» Supplied material:
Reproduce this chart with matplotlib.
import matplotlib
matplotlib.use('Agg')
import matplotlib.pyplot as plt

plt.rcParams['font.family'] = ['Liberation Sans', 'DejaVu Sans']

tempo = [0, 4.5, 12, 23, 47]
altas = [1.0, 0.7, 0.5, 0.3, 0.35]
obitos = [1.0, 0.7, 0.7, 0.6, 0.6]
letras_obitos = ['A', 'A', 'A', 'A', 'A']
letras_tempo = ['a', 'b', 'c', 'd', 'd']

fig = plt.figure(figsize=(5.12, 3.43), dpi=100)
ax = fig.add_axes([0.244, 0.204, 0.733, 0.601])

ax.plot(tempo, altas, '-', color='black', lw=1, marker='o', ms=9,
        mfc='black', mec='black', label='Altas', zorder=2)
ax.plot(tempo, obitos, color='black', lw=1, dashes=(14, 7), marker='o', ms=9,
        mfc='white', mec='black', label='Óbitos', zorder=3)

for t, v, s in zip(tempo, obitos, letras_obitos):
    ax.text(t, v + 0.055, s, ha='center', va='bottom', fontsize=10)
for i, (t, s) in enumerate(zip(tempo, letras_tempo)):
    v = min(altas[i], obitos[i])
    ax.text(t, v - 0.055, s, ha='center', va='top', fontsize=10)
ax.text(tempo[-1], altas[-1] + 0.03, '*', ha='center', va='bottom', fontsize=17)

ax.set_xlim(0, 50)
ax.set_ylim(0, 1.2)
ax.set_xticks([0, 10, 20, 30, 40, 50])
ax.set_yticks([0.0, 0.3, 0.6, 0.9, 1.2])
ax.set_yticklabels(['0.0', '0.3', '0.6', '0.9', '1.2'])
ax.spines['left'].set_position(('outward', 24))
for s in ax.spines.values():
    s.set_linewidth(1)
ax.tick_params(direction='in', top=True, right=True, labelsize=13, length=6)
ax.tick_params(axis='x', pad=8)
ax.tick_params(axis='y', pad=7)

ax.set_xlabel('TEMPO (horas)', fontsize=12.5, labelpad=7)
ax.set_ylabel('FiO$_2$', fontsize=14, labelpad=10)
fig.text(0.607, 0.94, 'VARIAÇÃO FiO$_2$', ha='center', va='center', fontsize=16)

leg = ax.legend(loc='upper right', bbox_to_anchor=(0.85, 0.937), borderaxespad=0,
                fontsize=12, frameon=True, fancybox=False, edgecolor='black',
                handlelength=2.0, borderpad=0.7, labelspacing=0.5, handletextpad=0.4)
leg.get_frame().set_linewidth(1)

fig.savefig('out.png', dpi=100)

» Prompt: Which lines hold the word "matplotlib"? Copy all of them.

» Response for this exercise:
Reproduce this chart with matplotlib.
import matplotlib
matplotlib.use('Agg')
import matplotlib.pyplot as plt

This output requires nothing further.